Records contained in a dataset
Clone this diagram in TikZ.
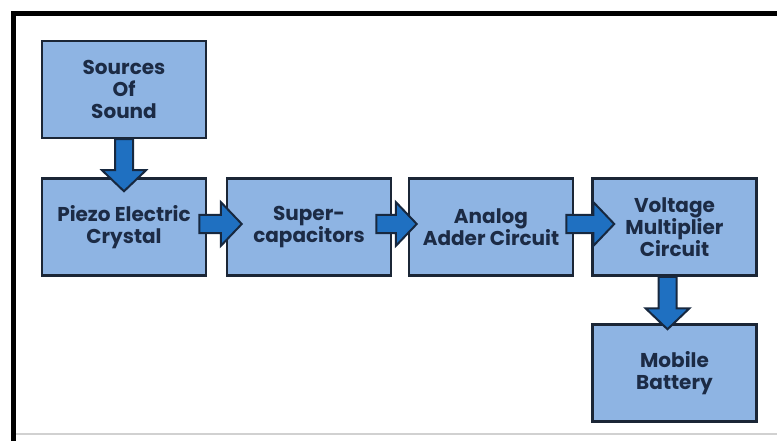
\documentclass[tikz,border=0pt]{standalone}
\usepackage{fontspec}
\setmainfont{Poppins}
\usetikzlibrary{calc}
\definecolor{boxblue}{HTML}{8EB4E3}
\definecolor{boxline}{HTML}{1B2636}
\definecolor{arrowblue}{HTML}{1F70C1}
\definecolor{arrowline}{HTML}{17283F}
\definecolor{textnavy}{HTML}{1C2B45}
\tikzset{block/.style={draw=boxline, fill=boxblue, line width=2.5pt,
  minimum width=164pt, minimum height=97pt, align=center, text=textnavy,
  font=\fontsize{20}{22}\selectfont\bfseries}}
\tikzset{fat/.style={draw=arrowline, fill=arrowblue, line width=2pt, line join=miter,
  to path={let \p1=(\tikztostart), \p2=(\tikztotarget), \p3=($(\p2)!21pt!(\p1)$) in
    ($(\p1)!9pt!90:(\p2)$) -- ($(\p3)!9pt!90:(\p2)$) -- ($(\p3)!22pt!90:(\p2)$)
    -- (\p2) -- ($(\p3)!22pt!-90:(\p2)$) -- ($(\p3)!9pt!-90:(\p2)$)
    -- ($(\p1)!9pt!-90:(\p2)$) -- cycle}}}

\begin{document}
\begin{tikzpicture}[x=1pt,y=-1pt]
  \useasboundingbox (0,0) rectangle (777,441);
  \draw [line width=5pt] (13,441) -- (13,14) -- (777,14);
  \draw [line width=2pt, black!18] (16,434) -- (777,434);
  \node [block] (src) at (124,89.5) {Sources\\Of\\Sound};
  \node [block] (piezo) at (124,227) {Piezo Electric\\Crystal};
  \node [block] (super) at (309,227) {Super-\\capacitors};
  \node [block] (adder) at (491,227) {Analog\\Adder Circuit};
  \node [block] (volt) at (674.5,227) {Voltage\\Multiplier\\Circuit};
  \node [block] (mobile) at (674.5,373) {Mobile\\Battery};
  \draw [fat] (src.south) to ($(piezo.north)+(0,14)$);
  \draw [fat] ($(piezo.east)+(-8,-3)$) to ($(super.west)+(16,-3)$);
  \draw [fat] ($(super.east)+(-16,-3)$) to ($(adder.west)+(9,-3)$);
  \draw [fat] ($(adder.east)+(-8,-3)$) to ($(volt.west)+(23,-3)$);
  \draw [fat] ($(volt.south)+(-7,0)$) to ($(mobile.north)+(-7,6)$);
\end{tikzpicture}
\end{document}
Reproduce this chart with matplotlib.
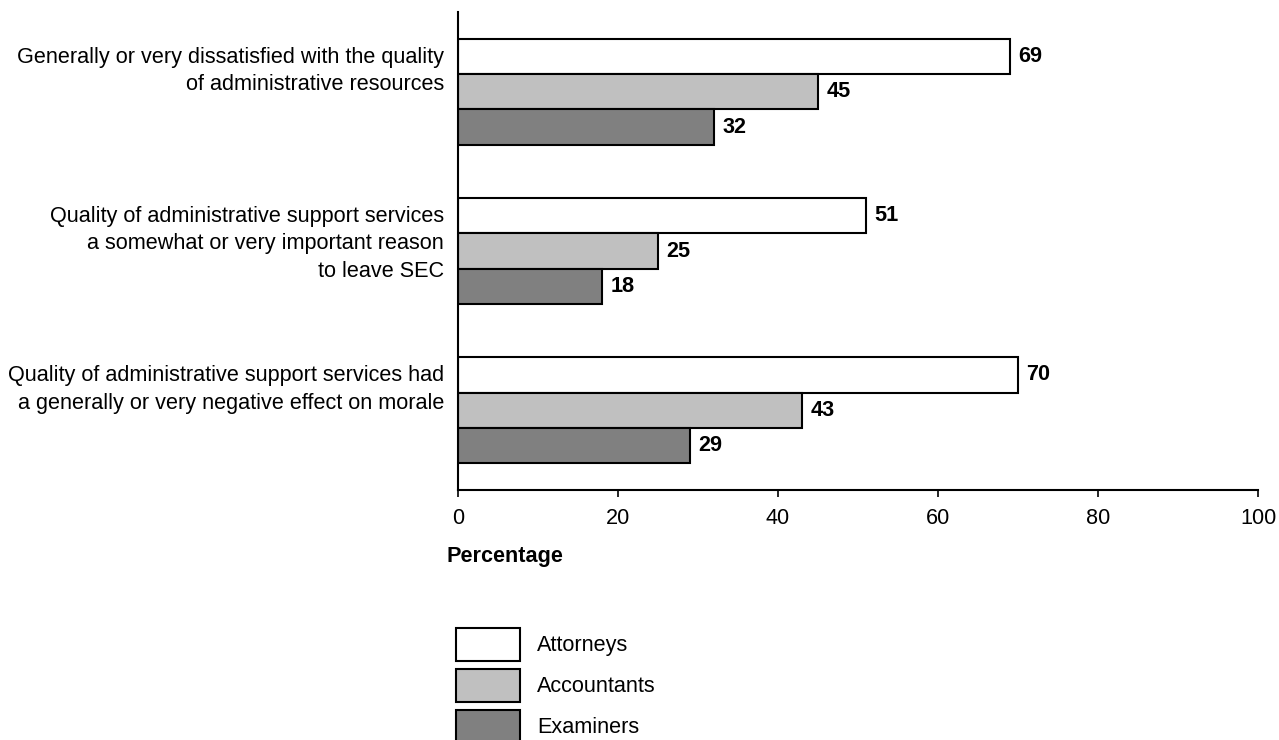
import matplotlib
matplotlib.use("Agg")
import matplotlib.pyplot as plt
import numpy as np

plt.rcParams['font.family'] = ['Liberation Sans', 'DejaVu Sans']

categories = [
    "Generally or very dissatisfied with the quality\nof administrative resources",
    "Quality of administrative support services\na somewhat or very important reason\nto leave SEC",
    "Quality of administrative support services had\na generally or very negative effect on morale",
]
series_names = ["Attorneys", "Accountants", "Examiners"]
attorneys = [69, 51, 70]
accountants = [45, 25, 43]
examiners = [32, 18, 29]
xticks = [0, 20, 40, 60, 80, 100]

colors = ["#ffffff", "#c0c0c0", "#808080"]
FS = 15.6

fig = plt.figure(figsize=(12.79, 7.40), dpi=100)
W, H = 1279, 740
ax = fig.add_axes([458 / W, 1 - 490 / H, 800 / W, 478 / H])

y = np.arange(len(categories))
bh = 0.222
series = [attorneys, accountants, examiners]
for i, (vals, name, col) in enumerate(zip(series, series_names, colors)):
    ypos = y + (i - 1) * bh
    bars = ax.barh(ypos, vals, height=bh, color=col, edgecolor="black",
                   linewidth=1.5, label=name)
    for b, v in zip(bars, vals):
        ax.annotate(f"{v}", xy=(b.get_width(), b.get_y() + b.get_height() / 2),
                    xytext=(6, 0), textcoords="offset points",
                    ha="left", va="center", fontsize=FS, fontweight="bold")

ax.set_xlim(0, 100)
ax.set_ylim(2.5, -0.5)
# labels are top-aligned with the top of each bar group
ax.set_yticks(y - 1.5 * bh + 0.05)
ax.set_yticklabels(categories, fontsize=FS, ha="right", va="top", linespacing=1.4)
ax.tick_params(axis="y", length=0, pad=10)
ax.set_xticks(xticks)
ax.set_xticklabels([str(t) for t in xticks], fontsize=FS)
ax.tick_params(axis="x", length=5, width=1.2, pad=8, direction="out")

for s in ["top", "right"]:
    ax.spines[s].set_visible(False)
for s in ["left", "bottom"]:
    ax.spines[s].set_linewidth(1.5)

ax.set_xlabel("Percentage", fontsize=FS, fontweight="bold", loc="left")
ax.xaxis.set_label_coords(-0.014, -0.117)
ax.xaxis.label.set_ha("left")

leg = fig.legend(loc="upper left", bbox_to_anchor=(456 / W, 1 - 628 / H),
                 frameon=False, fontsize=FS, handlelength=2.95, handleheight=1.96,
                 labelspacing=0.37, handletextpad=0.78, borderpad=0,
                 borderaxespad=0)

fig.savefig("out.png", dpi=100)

▶ [Written request]:
In your copy, repeat each record exactly and include no pictures.

▶ [Task response]:
Clone this diagram in TikZ.
\documentclass[tikz,border=0pt]{standalone}
\usepackage{fontspec}
\setmainfont{Poppins}
\usetikzlibrary{calc}
\definecolor{boxblue}{HTML}{8EB4E3}
\definecolor{boxline}{HTML}{1B2636}
\definecolor{arrowblue}{HTML}{1F70C1}
\definecolor{arrowline}{HTML}{17283F}
\definecolor{textnavy}{HTML}{1C2B45}
\tikzset{block/.style={draw=boxline, fill=boxblue, line width=2.5pt,
  minimum width=164pt, minimum height=97pt, align=center, text=textnavy,
  font=\fontsize{20}{22}\selectfont\bfseries}}
\tikzset{fat/.style={draw=arrowline, fill=arrowblue, line width=2pt, line join=miter,
  to path={let \p1=(\tikztostart), \p2=(\tikztotarget), \p3=($(\p2)!21pt!(\p1)$) in
    ($(\p1)!9pt!90:(\p2)$) -- ($(\p3)!9pt!90:(\p2)$) -- ($(\p3)!22pt!90:(\p2)$)
    -- (\p2) -- ($(\p3)!22pt!-90:(\p2)$) -- ($(\p3)!9pt!-90:(\p2)$)
    -- ($(\p1)!9pt!-90:(\p2)$) -- cycle}}}

\begin{document}
\begin{tikzpicture}[x=1pt,y=-1pt]
  \useasboundingbox (0,0) rectangle (777,441);
  \draw [line width=5pt] (13,441) -- (13,14) -- (777,14);
  \draw [line width=2pt, black!18] (16,434) -- (777,434);
  \node [block] (src) at (124,89.5) {Sources\\Of\\Sound};
  \node [block] (piezo) at (124,227) {Piezo Electric\\Crystal};
  \node [block] (super) at (309,227) {Super-\\capacitors};
  \node [block] (adder) at (491,227) {Analog\\Adder Circuit};
  \node [block] (volt) at (674.5,227) {Voltage\\Multiplier\\Circuit};
  \node [block] (mobile) at (674.5,373) {Mobile\\Battery};
  \draw [fat] (src.south) to ($(piezo.north)+(0,14)$);
  \draw [fat] ($(piezo.east)+(-8,-3)$) to ($(super.west)+(16,-3)$);
  \draw [fat] ($(super.east)+(-16,-3)$) to ($(adder.west)+(9,-3)$);
  \draw [fat] ($(adder.east)+(-8,-3)$) to ($(volt.west)+(23,-3)$);
  \draw [fat] ($(volt.south)+(-7,0)$) to ($(mobile.north)+(-7,6)$);
\end{tikzpicture}
\end{document}
Reproduce this chart with matplotlib.
import matplotlib
matplotlib.use("Agg")
import matplotlib.pyplot as plt
import numpy as np

plt.rcParams['font.family'] = ['Liberation Sans', 'DejaVu Sans']

categories = [
    "Generally or very dissatisfied with the quality\nof administrative resources",
    "Quality of administrative support services\na somewhat or very important reason\nto leave SEC",
    "Quality of administrative support services had\na generally or very negative effect on morale",
]
series_names = ["Attorneys", "Accountants", "Examiners"]
attorneys = [69, 51, 70]
accountants = [45, 25, 43]
examiners = [32, 18, 29]
xticks = [0, 20, 40, 60, 80, 100]

colors = ["#ffffff", "#c0c0c0", "#808080"]
FS = 15.6

fig = plt.figure(figsize=(12.79, 7.40), dpi=100)
W, H = 1279, 740
ax = fig.add_axes([458 / W, 1 - 490 / H, 800 / W, 478 / H])

y = np.arange(len(categories))
bh = 0.222
series = [attorneys, accountants, examiners]
for i, (vals, name, col) in enumerate(zip(series, series_names, colors)):
    ypos = y + (i - 1) * bh
    bars = ax.barh(ypos, vals, height=bh, color=col, edgecolor="black",
                   linewidth=1.5, label=name)
    for b, v in zip(bars, vals):
        ax.annotate(f"{v}", xy=(b.get_width(), b.get_y() + b.get_height() / 2),
                    xytext=(6, 0), textcoords="offset points",
                    ha="left", va="center", fontsize=FS, fontweight="bold")

ax.set_xlim(0, 100)
ax.set_ylim(2.5, -0.5)
# labels are top-aligned with the top of each bar group
ax.set_yticks(y - 1.5 * bh + 0.05)
ax.set_yticklabels(categories, fontsize=FS, ha="right", va="top", linespacing=1.4)
ax.tick_params(axis="y", length=0, pad=10)
ax.set_xticks(xticks)
ax.set_xticklabels([str(t) for t in xticks], fontsize=FS)
ax.tick_params(axis="x", length=5, width=1.2, pad=8, direction="out")

for s in ["top", "right"]:
    ax.spines[s].set_visible(False)
for s in ["left", "bottom"]:
    ax.spines[s].set_linewidth(1.5)

ax.set_xlabel("Percentage", fontsize=FS, fontweight="bold", loc="left")
ax.xaxis.set_label_coords(-0.014, -0.117)
ax.xaxis.label.set_ha("left")

leg = fig.legend(loc="upper left", bbox_to_anchor=(456 / W, 1 - 628 / H),
                 frameon=False, fontsize=FS, handlelength=2.95, handleheight=1.96,
                 labelspacing=0.37, handletextpad=0.78, borderpad=0,
                 borderaxespad=0)

fig.savefig("out.png", dpi=100)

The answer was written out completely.